--- start Task material ---

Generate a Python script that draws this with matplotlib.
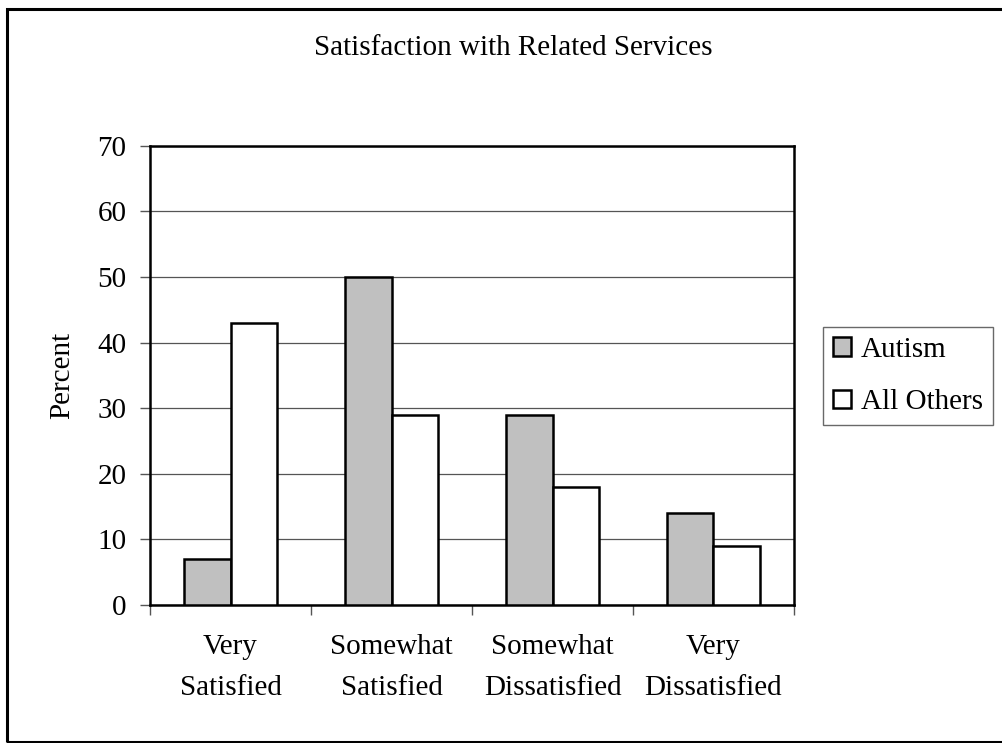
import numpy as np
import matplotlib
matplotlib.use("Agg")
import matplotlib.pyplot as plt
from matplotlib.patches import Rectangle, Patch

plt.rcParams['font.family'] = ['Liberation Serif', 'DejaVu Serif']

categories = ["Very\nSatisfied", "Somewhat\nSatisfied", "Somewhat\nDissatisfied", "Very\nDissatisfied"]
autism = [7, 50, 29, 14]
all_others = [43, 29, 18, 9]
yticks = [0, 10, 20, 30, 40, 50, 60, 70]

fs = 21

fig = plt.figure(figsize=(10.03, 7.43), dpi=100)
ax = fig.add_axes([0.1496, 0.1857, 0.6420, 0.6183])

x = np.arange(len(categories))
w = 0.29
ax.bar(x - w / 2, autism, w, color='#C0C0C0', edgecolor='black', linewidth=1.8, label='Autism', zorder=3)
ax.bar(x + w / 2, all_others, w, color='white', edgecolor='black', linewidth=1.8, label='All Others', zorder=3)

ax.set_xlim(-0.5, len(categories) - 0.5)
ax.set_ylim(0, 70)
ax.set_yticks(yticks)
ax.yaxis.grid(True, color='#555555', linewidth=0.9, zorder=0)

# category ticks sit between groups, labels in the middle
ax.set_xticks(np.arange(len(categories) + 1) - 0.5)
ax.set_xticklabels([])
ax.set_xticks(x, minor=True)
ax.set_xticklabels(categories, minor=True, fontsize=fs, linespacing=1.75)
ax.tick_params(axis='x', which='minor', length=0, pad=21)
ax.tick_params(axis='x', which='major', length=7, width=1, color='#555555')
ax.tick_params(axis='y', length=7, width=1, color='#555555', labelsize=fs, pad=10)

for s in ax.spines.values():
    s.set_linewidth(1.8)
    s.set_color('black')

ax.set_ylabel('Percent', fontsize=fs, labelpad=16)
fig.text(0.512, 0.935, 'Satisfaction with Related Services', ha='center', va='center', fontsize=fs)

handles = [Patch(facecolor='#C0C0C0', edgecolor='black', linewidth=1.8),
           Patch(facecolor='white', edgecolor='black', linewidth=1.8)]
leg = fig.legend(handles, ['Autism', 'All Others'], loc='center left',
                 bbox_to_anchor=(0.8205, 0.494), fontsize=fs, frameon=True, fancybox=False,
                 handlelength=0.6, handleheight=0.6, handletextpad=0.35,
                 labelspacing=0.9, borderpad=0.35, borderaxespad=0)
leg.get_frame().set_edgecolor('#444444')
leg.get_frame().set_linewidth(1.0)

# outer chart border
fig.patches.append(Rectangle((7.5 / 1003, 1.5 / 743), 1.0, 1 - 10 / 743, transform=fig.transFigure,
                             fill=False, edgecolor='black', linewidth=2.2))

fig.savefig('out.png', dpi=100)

--- end Task material ---
--- start Task material ---

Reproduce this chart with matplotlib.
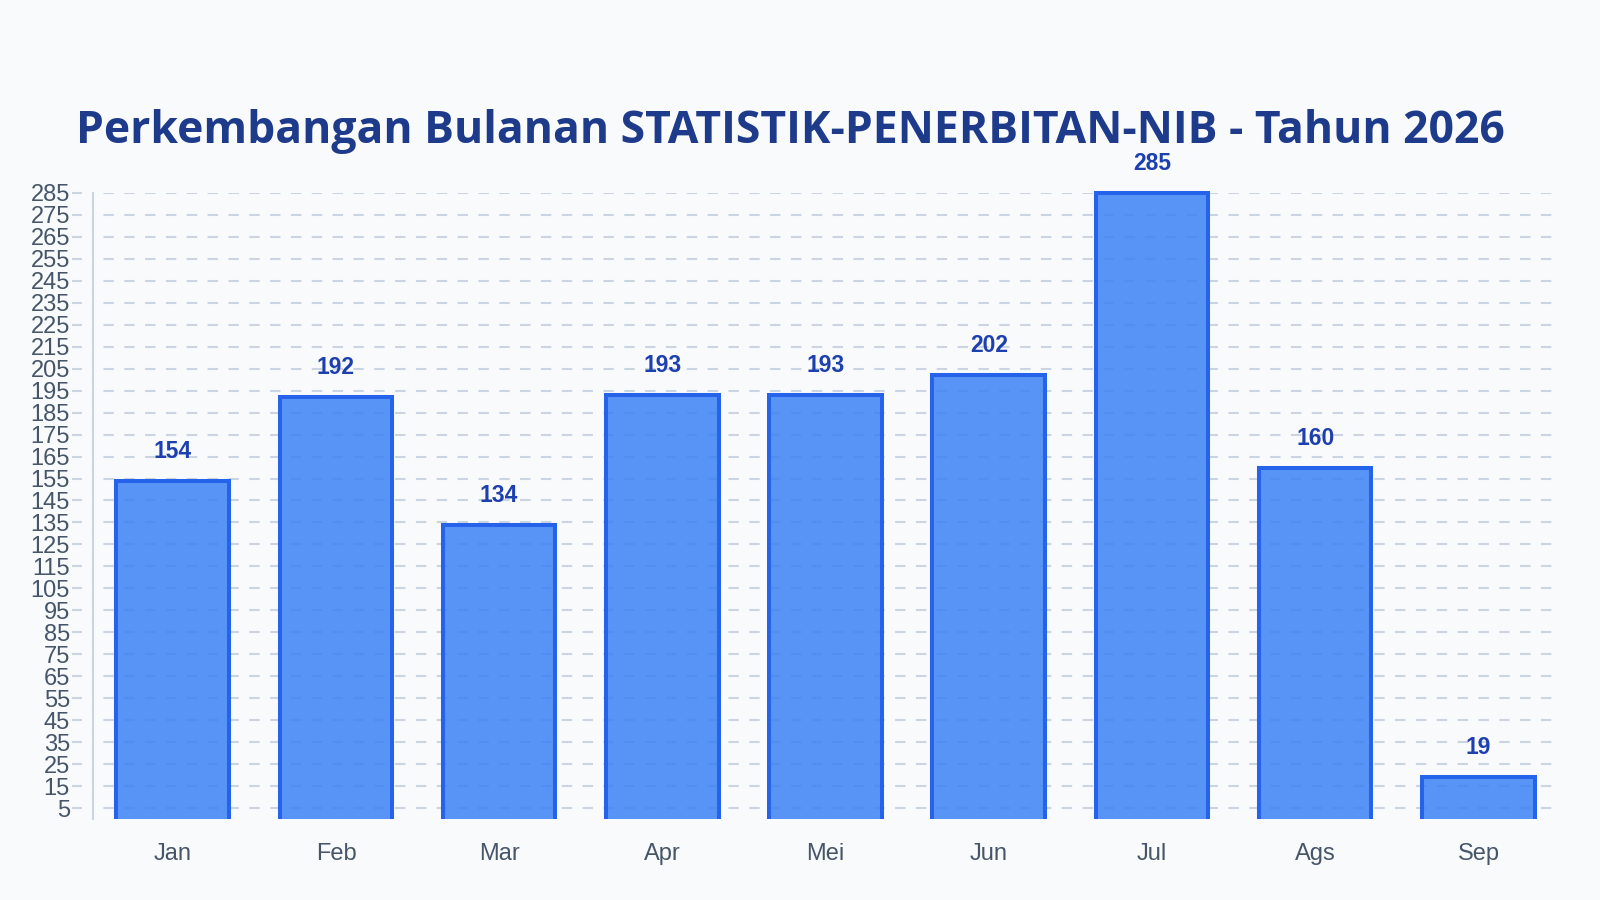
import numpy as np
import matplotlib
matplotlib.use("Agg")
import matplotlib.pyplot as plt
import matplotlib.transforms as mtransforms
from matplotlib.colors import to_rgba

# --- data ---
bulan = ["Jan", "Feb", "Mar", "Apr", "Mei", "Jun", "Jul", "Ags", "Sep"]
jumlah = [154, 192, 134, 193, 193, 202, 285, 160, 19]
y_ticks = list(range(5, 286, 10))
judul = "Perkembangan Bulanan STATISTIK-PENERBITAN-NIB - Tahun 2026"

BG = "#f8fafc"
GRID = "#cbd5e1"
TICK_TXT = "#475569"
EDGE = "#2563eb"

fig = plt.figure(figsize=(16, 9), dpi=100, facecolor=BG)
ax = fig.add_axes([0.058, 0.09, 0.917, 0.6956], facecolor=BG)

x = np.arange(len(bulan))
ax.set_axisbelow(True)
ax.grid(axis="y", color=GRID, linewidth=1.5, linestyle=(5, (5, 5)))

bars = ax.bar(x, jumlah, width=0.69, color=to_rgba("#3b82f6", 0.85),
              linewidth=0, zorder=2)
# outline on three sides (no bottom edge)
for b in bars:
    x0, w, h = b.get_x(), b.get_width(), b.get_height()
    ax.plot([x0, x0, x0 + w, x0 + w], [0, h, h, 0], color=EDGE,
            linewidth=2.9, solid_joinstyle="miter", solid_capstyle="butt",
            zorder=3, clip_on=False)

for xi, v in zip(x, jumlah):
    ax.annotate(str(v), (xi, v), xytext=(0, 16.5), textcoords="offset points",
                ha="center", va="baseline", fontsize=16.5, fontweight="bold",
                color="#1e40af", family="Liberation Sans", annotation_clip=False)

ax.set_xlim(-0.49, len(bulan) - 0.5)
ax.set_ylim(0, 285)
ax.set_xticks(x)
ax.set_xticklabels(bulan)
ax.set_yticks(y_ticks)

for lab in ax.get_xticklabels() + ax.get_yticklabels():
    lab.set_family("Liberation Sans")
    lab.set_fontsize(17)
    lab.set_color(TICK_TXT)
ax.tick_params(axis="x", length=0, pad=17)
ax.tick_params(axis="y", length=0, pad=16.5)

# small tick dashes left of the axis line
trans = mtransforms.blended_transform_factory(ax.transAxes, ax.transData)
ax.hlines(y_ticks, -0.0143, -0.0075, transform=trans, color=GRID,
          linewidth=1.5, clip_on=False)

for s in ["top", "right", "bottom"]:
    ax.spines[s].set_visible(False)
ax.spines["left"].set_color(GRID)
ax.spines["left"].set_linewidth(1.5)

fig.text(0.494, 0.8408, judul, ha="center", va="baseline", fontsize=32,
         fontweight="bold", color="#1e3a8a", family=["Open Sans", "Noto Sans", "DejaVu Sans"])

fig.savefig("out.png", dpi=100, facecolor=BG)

--- end Task material ---

- Problem description -
Without any pictures, set down the lines from the one holding "Generate a Python" through the one holding "fig.text(0.512, 0.935, 'Satisfaction".

- Final result -
Generate a Python script that draws this with matplotlib.
import numpy as np
import matplotlib
matplotlib.use("Agg")
import matplotlib.pyplot as plt
from matplotlib.patches import Rectangle, Patch

plt.rcParams['font.family'] = ['Liberation Serif', 'DejaVu Serif']

categories = ["Very\nSatisfied", "Somewhat\nSatisfied", "Somewhat\nDissatisfied", "Very\nDissatisfied"]
autism = [7, 50, 29, 14]
all_others = [43, 29, 18, 9]
yticks = [0, 10, 20, 30, 40, 50, 60, 70]

fs = 21

fig = plt.figure(figsize=(10.03, 7.43), dpi=100)
ax = fig.add_axes([0.1496, 0.1857, 0.6420, 0.6183])

x = np.arange(len(categories))
w = 0.29
ax.bar(x - w / 2, autism, w, color='#C0C0C0', edgecolor='black', linewidth=1.8, label='Autism', zorder=3)
ax.bar(x + w / 2, all_others, w, color='white', edgecolor='black', linewidth=1.8, label='All Others', zorder=3)

ax.set_xlim(-0.5, len(categories) - 0.5)
ax.set_ylim(0, 70)
ax.set_yticks(yticks)
ax.yaxis.grid(True, color='#555555', linewidth=0.9, zorder=0)

# category ticks sit between groups, labels in the middle
ax.set_xticks(np.arange(len(categories) + 1) - 0.5)
ax.set_xticklabels([])
ax.set_xticks(x, minor=True)
ax.set_xticklabels(categories, minor=True, fontsize=fs, linespacing=1.75)
ax.tick_params(axis='x', which='minor', length=0, pad=21)
ax.tick_params(axis='x', which='major', length=7, width=1, color='#555555')
ax.tick_params(axis='y', length=7, width=1, color='#555555', labelsize=fs, pad=10)

for s in ax.spines.values():
    s.set_linewidth(1.8)
    s.set_color('black')

ax.set_ylabel('Percent', fontsize=fs, labelpad=16)
fig.text(0.512, 0.935, 'Satisfaction with Related Services', ha='center', va='center', fontsize=fs)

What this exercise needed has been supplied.